This is what I’m harping on about when I talk about Urban Animism.
The hopelessness, the lack of community, the lack of connection to the natural world, it’s all an illusion.
Migratory birds still use the bayous, drainage ditches and culverts. Moss and lichens grow in the margins between cement. You’ll find fish and turtles in a puddle in a cement culvert. You’ll find pocket prairies struggling to get established in utility easements and empty lots and medians. There are lizards and snakes in the non-native landscaping.
Hopelessness is a tool. If people keep saying it’s dead then you won’t look and if you don’t look, then you can’t build empathy with the natural world around you and you won’t be motivated to heal its wounds and steward its growth. If they keep your eyes on the death and misery, then you won’t see all the life and joy there is to protect.
There are grackles, seagulls, raccoons, possums, and coyotes, all thriving in urban and suburban environments. They’re not vermin, they’re our neighbors. They, too, are worth protecting and they’re everywhere if you look.

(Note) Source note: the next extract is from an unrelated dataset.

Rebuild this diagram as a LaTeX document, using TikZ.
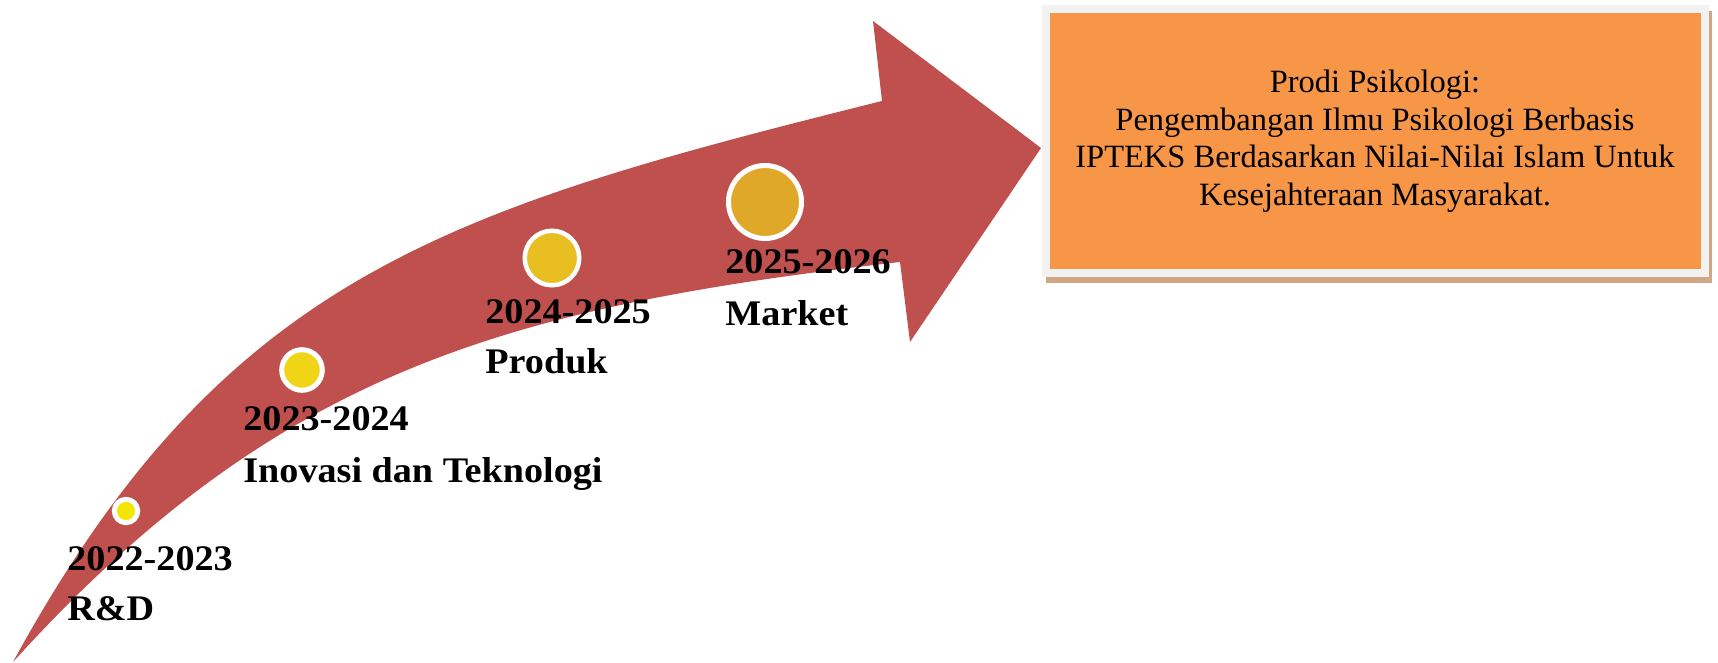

And the thing is, it is bad. A lot of these areas are heavily compromised and nothing is being done. A lot of them need tremendous amounts of work to be in a healthful and balanced state. But, when there is so much damage, when there’s so little effort being taken, that’s an opportunity. How little effort you’ll have to put in to make an incredible difference. It won’t be perfect, but it’ll be worlds better than it was, and that will matter to your neighbors, the fish, frogs and birds.
But first you have to look, you MUST look, you must see these beings so that you can recognize them as your neighbors.